Your objective:
Omit all images. Transcribe the rest of the material below exactly.

Raw data:

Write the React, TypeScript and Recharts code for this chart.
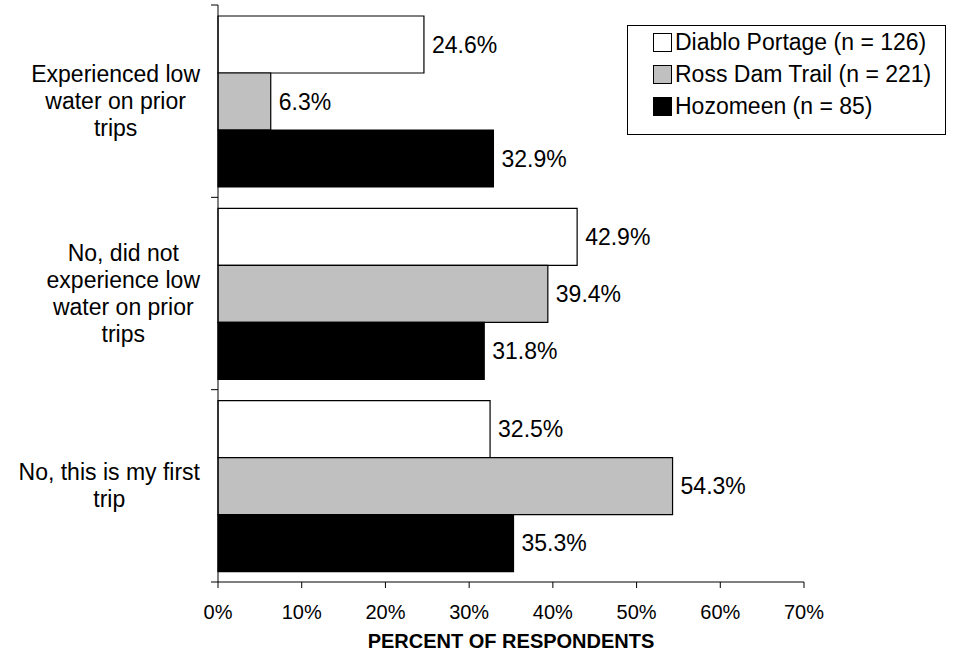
import { BarChart, Bar, XAxis, YAxis, Legend, LabelList, Label } from 'recharts';

const categories = [
  'Experienced low\nwater on prior\ntrips',
  'No, did not\nexperience low\nwater on prior\ntrips',
  'No, this is my first\ntrip',
];
const diabloPortage = [24.6, 42.9, 32.5];
const rossDamTrail = [6.3, 39.4, 54.3];
const hozomeen = [32.9, 31.8, 35.3];
const seriesNames = ['Diablo Portage (n = 126)', 'Ross Dam Trail (n = 221)', 'Hozomeen (n = 85)'];
const seriesColors = ['#ffffff', '#c0c0c0', '#000000'];
const xTicks = [0, 10, 20, 30, 40, 50, 60, 70];

const data = categories.map((category, i) => ({
  category,
  diablo: diabloPortage[i],
  ross: rossDamTrail[i],
  hozomeen: hozomeen[i],
}));

const FONT = '"Liberation Sans", Arial, sans-serif';
const WIDTH = 954;
const HEIGHT = 661;
const PLOT_LEFT = 218;
const PLOT_TOP = 5;
const X_AXIS_H = 79;
const BAND = (HEIGHT - X_AXIS_H - PLOT_TOP) / categories.length;
const LABEL_RIGHT = 200;
const LINE_H = 27;

let measureCtx: CanvasRenderingContext2D | null = null;
const textWidth = (s: string) => {
  if (!measureCtx) measureCtx = document.createElement('canvas').getContext('2d');
  if (!measureCtx) return s.length * 11;
  measureCtx.font = `23px ${FONT}`;
  return measureCtx.measureText(s).width;
};

const CategoryTick = ({ y, payload, index }: any) => {
  const lines = String(payload.value).split('\n');
  const maxW = Math.max(...lines.map(textWidth));
  const cx = LABEL_RIGHT - maxW / 2;
  const y0 = y - ((lines.length - 1) * LINE_H) / 2;
  const half = BAND / 2;
  return (
    <g>
      <line x1={PLOT_LEFT - 7} x2={PLOT_LEFT} y1={y - half} y2={y - half} stroke="#000" />
      {index === categories.length - 1 && (
        <line x1={PLOT_LEFT - 7} x2={PLOT_LEFT} y1={y + half} y2={y + half} stroke="#000" />
      )}
      <text textAnchor="middle" fontSize={23} fill="#000" fontFamily={FONT}>
        {lines.map((l, k) => (
          <tspan key={k} x={cx} y={y0 + k * LINE_H} dy="0.35em">
            {l}
          </tspan>
        ))}
      </text>
    </g>
  );
};

const LegendBox = () => (
  <div
    style={{
      border: '1px solid #000',
      boxSizing: 'border-box',
      width: 319,
      height: 110,
      padding: '1px 0 0 25px',
      fontFamily: FONT,
      fontSize: 23,
      color: '#000',
      background: '#fff',
    }}
  >
    {seriesNames.map((name, i) => (
      <div key={name} style={{ display: 'flex', alignItems: 'center', height: 31.7 }}>
        <span
          style={{
            display: 'inline-block',
            width: 17,
            height: 17,
            border: '1px solid #000',
            background: seriesColors[i],
            marginRight: 3,
          }}
        />
        <span style={{ whiteSpace: 'nowrap' }}>{name}</span>
      </div>
    ))}
  </div>
);

const fmt = (v: any) => `${Number(v).toFixed(1)}%`;
const labelStyle = { fill: '#000', fontSize: 23, fontFamily: FONT };

export default function App() {
  return (
    <div style={{ position: 'absolute', left: 0, top: 0, width: WIDTH, height: HEIGHT, background: '#fff' }}>
      <BarChart
        width={WIDTH}
        height={HEIGHT}
        data={data}
        layout="vertical"
        margin={{ top: PLOT_TOP, right: 150, left: 0, bottom: 0 }}
        barCategoryGap={11}
        barGap={0}
        style={{ fontFamily: FONT }}
      >
        <XAxis
          type="number"
          domain={[0, 70]}
          ticks={xTicks}
          interval={0}
          tickFormatter={(v) => `${v}%`}
          tick={{ fill: '#000', fontSize: 20, fontFamily: FONT }}
          tickSize={6}
          tickMargin={17}
          height={X_AXIS_H}
          axisLine={{ stroke: '#000' }}
          tickLine={{ stroke: '#000' }}
        >
          <Label
            value="PERCENT OF RESPONDENTS"
            position="insideBottom"
            offset={13}
            style={{ fill: '#000', fontSize: 20, fontWeight: 'bold', fontFamily: FONT }}
          />
        </XAxis>
        <YAxis
          type="category"
          dataKey="category"
          width={PLOT_LEFT}
          interval={0}
          tick={<CategoryTick />}
          tickLine={false}
          axisLine={{ stroke: '#000' }}
        />
        <Legend
          layout="vertical"
          align="center"
          verticalAlign="middle"
          wrapperStyle={{ left: 627, top: 25, width: 319, height: 110 }}
          content={() => <LegendBox />}
        />
        <Bar dataKey="diablo" name={seriesNames[0]} fill={seriesColors[0]} stroke="#000" strokeWidth={1.2} isAnimationActive={false}>
          <LabelList dataKey="diablo" position="right" offset={8} formatter={fmt} style={labelStyle} />
        </Bar>
        <Bar dataKey="ross" name={seriesNames[1]} fill={seriesColors[1]} stroke="#000" strokeWidth={1.2} isAnimationActive={false}>
          <LabelList dataKey="ross" position="right" offset={8} formatter={fmt} style={labelStyle} />
        </Bar>
        <Bar dataKey="hozomeen" name={seriesNames[2]} fill={seriesColors[2]} stroke="#000" strokeWidth={1.2} isAnimationActive={false}>
          <LabelList dataKey="hozomeen" position="right" offset={8} formatter={fmt} style={labelStyle} />
        </Bar>
      </BarChart>
    </div>
  );
}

Complete output:
Write the React, TypeScript and Recharts code for this chart.
import { BarChart, Bar, XAxis, YAxis, Legend, LabelList, Label } from 'recharts';

const categories = [
  'Experienced low\nwater on prior\ntrips',
  'No, did not\nexperience low\nwater on prior\ntrips',
  'No, this is my first\ntrip',
];
const diabloPortage = [24.6, 42.9, 32.5];
const rossDamTrail = [6.3, 39.4, 54.3];
const hozomeen = [32.9, 31.8, 35.3];
const seriesNames = ['Diablo Portage (n = 126)', 'Ross Dam Trail (n = 221)', 'Hozomeen (n = 85)'];
const seriesColors = ['#ffffff', '#c0c0c0', '#000000'];
const xTicks = [0, 10, 20, 30, 40, 50, 60, 70];

const data = categories.map((category, i) => ({
  category,
  diablo: diabloPortage[i],
  ross: rossDamTrail[i],
  hozomeen: hozomeen[i],
}));

const FONT = '"Liberation Sans", Arial, sans-serif';
const WIDTH = 954;
const HEIGHT = 661;
const PLOT_LEFT = 218;
const PLOT_TOP = 5;
const X_AXIS_H = 79;
const BAND = (HEIGHT - X_AXIS_H - PLOT_TOP) / categories.length;
const LABEL_RIGHT = 200;
const LINE_H = 27;

let measureCtx: CanvasRenderingContext2D | null = null;
const textWidth = (s: string) => {
  if (!measureCtx) measureCtx = document.createElement('canvas').getContext('2d');
  if (!measureCtx) return s.length * 11;
  measureCtx.font = `23px ${FONT}`;
  return measureCtx.measureText(s).width;
};

const CategoryTick = ({ y, payload, index }: any) => {
  const lines = String(payload.value).split('\n');
  const maxW = Math.max(...lines.map(textWidth));
  const cx = LABEL_RIGHT - maxW / 2;
  const y0 = y - ((lines.length - 1) * LINE_H) / 2;
  const half = BAND / 2;
  return (
    <g>
      <line x1={PLOT_LEFT - 7} x2={PLOT_LEFT} y1={y - half} y2={y - half} stroke="#000" />
      {index === categories.length - 1 && (
        <line x1={PLOT_LEFT - 7} x2={PLOT_LEFT} y1={y + half} y2={y + half} stroke="#000" />
      )}
      <text textAnchor="middle" fontSize={23} fill="#000" fontFamily={FONT}>
        {lines.map((l, k) => (
          <tspan key={k} x={cx} y={y0 + k * LINE_H} dy="0.35em">
            {l}
          </tspan>
        ))}
      </text>
    </g>
  );
};

const LegendBox = () => (
  <div
    style={{
      border: '1px solid #000',
      boxSizing: 'border-box',
      width: 319,
      height: 110,
      padding: '1px 0 0 25px',
      fontFamily: FONT,
      fontSize: 23,
      color: '#000',
      background: '#fff',
    }}
  >
    {seriesNames.map((name, i) => (
      <div key={name} style={{ display: 'flex', alignItems: 'center', height: 31.7 }}>
        <span
          style={{
            display: 'inline-block',
            width: 17,
            height: 17,
            border: '1px solid #000',
            background: seriesColors[i],
            marginRight: 3,
          }}
        />
        <span style={{ whiteSpace: 'nowrap' }}>{name}</span>
      </div>
    ))}
  </div>
);

const fmt = (v: any) => `${Number(v).toFixed(1)}%`;
const labelStyle = { fill: '#000', fontSize: 23, fontFamily: FONT };

export default function App() {
  return (
    <div style={{ position: 'absolute', left: 0, top: 0, width: WIDTH, height: HEIGHT, background: '#fff' }}>
      <BarChart
        width={WIDTH}
        height={HEIGHT}
        data={data}
        layout="vertical"
        margin={{ top: PLOT_TOP, right: 150, left: 0, bottom: 0 }}
        barCategoryGap={11}
        barGap={0}
        style={{ fontFamily: FONT }}
      >
        <XAxis
          type="number"
          domain={[0, 70]}
          ticks={xTicks}
          interval={0}
          tickFormatter={(v) => `${v}%`}
          tick={{ fill: '#000', fontSize: 20, fontFamily: FONT }}
          tickSize={6}
          tickMargin={17}
          height={X_AXIS_H}
          axisLine={{ stroke: '#000' }}
          tickLine={{ stroke: '#000' }}
        >
          <Label
            value="PERCENT OF RESPONDENTS"
            position="insideBottom"
            offset={13}
            style={{ fill: '#000', fontSize: 20, fontWeight: 'bold', fontFamily: FONT }}
          />
        </XAxis>
        <YAxis
          type="category"
          dataKey="category"
          width={PLOT_LEFT}
          interval={0}
          tick={<CategoryTick />}
          tickLine={false}
          axisLine={{ stroke: '#000' }}
        />
        <Legend
          layout="vertical"
          align="center"
          verticalAlign="middle"
          wrapperStyle={{ left: 627, top: 25, width: 319, height: 110 }}
          content={() => <LegendBox />}
        />
        <Bar dataKey="diablo" name={seriesNames[0]} fill={seriesColors[0]} stroke="#000" strokeWidth={1.2} isAnimationActive={false}>
          <LabelList dataKey="diablo" position="right" offset={8} formatter={fmt} style={labelStyle} />
        </Bar>
        <Bar dataKey="ross" name={seriesNames[1]} fill={seriesColors[1]} stroke="#000" strokeWidth={1.2} isAnimationActive={false}>
          <LabelList dataKey="ross" position="right" offset={8} formatter={fmt} style={labelStyle} />
        </Bar>
        <Bar dataKey="hozomeen" name={seriesNames[2]} fill={seriesColors[2]} stroke="#000" strokeWidth={1.2} isAnimationActive={false}>
          <LabelList dataKey="hozomeen" position="right" offset={8} formatter={fmt} style={labelStyle} />
        </Bar>
      </BarChart>
    </div>
  );
}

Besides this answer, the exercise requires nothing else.